In the past, I've asked you to wear purple during October (Domestic Violence Awareness Month), teal in April (Sexual Assault Awareness Month) and denim on Denim Day. I  hope you've got a rainbow of colors in your closet because tomorrow I'm suggesting you wear orange. Why? In 1999, the United Nations' General Assembly   declared November 25th as the International Day for the Awareness of Violence Against Women. Here's why:

  • 35% of women and girls globally experience some form of physical and or sexual violence in their lifetime with up to seven in ten women facing this abuse in some countries.

  • An estimated 133 million girls and women have experienced some form of female genital mutilation/cutting in the 29 countries in Africa and the Middle East where the harmful practice is most common.

  • Worldwide, more than 700 million women alive today were married as children, 250 million of whom were married before the age of 15. Girls who marry before the age of 18 are less likely to complete their education and more likely to experience domestic violence and complications in childbirth.

  • The costs and consequence of violence against women last for generations.

  • As I'm thinking of all the things in my life to be thankful for, I'm glad I live in the US. While we certainly have problems with gender based violence, the magnitude pales in comparison to other parts of the world. Want to learn more? Take a moment to view this infographic about worldwide violence against women.

    Join me tomorrow in raising awareness so we can achieve peace and equality for women worldwide.

    Wednesday, November 18, 2015


    Imagine what it feels like to not trust that your thoughts, observations and recollections of events are true. Imagine the embarrassment of having a loved one regularly correct what you say explaining what really happened.

    Now imagine that the trusted loved one is deliberately manipulating the truth to cause you doubt, psychological dissonance... and to control you. That's gaslighting... and it's a common form of psychological control used in abusive relationships. To learn more about gaslighting click here.

    Alone,  gaslighting itself is damaging, destructive and frightening, but it rarely occurs as a sole abuse tactic. Often it's combined with social isolation, where the abuser gradually and insidiously decimates his/her partner's social support system.  Sometimes this is subtle;
    " Let's not go out; when I'm not at work I just want to be with you... no one else." or
    "Are you going out with friends again; what about me?"
    Gradually it may become more insistent,
    "Your sister keeps trying to come between us; I don't like it when you spend time with her." 
    Sometimes, the abuser may physically separate his/her partner from social supports, e.g., by taking a job and moving the family to a distant location and limiting contact with friends or family.

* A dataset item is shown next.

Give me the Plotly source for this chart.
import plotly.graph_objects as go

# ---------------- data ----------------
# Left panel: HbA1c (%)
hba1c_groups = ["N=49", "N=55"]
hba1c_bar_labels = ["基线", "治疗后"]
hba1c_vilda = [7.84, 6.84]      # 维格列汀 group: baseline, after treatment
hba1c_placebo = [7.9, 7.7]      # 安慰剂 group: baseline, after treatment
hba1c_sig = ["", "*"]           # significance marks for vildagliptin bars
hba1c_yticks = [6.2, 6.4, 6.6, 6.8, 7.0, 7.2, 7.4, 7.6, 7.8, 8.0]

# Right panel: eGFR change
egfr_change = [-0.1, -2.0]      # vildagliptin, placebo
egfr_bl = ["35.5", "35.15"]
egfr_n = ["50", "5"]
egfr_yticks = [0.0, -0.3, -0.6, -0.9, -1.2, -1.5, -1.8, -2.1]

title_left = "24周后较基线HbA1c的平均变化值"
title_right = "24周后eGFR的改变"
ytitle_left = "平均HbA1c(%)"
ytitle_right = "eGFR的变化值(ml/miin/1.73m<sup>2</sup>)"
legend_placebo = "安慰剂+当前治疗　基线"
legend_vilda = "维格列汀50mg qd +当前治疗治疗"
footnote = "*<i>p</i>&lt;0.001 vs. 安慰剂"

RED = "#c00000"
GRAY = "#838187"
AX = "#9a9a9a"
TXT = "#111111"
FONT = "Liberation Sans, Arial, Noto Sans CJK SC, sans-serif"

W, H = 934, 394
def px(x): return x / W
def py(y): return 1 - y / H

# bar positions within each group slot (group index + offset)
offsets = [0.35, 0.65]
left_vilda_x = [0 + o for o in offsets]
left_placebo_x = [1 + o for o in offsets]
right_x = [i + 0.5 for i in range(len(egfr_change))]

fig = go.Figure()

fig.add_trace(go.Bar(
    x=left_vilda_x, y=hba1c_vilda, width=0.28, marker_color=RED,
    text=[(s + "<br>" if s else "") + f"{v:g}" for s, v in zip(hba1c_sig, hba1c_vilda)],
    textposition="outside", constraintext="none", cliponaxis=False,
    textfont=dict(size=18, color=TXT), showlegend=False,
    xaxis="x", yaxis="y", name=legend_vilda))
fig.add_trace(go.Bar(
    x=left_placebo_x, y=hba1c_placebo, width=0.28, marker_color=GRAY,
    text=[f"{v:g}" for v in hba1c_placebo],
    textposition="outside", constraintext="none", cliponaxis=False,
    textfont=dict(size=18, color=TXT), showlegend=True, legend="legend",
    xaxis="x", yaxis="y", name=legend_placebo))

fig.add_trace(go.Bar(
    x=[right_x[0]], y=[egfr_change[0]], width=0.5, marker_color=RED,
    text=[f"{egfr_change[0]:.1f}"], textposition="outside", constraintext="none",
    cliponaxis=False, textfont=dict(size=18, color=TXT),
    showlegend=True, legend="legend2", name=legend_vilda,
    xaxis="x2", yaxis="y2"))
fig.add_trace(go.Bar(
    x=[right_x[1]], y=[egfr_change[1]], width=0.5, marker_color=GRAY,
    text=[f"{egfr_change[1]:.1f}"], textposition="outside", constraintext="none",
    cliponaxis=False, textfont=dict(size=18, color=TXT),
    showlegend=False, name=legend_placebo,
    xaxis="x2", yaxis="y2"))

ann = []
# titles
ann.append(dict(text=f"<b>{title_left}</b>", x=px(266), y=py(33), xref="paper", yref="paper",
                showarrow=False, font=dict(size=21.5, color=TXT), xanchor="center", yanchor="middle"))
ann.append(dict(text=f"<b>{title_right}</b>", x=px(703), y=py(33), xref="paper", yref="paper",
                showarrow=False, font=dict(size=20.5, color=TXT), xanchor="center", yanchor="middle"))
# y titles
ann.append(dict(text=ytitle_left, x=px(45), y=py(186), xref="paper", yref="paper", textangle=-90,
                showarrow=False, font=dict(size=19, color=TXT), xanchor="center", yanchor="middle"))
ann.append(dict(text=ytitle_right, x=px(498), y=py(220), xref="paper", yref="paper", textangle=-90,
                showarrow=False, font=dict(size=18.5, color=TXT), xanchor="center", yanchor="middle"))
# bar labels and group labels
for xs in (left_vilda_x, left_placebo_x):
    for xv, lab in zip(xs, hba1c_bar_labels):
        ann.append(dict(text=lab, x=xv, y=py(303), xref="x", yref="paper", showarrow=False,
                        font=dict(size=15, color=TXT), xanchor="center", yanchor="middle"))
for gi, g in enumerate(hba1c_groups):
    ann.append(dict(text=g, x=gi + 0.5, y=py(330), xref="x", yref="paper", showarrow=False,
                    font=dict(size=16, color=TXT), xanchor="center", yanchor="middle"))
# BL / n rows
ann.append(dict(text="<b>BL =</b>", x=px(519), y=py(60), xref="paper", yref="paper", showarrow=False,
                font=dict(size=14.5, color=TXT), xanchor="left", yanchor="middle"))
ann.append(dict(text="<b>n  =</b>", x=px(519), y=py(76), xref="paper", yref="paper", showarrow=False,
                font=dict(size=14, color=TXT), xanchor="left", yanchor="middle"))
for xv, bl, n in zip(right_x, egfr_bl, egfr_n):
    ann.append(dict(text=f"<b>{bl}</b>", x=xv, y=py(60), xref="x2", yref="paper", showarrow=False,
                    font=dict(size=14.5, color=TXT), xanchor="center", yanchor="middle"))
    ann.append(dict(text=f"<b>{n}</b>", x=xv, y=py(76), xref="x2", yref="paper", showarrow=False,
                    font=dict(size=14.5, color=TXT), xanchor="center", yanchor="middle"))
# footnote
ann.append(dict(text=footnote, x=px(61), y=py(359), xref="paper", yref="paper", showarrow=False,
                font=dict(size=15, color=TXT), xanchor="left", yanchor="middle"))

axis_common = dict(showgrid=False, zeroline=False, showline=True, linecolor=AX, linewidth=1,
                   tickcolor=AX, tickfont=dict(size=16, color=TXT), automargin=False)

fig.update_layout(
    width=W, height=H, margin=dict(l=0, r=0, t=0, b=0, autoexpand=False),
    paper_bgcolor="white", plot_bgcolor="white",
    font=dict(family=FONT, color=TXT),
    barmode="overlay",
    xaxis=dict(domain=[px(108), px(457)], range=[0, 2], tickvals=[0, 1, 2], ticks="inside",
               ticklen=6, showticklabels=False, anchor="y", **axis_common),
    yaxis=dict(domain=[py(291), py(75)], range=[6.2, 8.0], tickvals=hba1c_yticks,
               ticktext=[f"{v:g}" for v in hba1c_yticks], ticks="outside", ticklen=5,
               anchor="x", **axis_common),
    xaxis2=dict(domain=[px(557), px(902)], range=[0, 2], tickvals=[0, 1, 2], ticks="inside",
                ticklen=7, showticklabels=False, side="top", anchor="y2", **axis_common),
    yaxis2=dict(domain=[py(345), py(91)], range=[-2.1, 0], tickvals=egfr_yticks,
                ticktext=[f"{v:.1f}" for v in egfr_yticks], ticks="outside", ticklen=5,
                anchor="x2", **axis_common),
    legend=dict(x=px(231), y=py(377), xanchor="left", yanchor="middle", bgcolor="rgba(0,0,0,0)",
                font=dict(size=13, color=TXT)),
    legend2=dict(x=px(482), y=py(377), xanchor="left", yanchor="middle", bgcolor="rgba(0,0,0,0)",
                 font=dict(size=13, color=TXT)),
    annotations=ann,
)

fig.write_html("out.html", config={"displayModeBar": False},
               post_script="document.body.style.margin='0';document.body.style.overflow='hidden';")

    When gaslighting is combined with social isolation the domestic violence victim's world may shrink down to only the input of his/her abusive partner. Without others to provide feedback, the abuser's voice becomes the only source of feedback... and as he/she regularly denies and contradicts their reality, the victim starts to question every thought. This psychological abuse doesn't happen overnight, but over time becomes absolutely crippling as every thought, decision or action is questioned.

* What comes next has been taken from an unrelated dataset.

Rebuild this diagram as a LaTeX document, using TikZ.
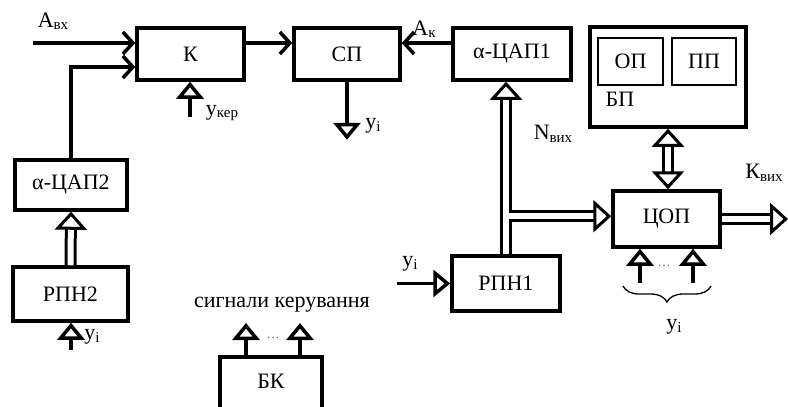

    Often people think of domestic violence as physical abuse. The 'black eye poster', the dramatic movie with a terribly bruised woman, and yes, even the recent elevator video... these are the images that inform our concept of domestic violence. In the absence of physical abuse, victims often minimize the abuse. So even though we understand that domestic violence also includes emotional and psychological abuse, social isolation, economic abuse and sexual abuse, too often when physical abuse is lacking we fail to identify domestic violence... and fail to seek help.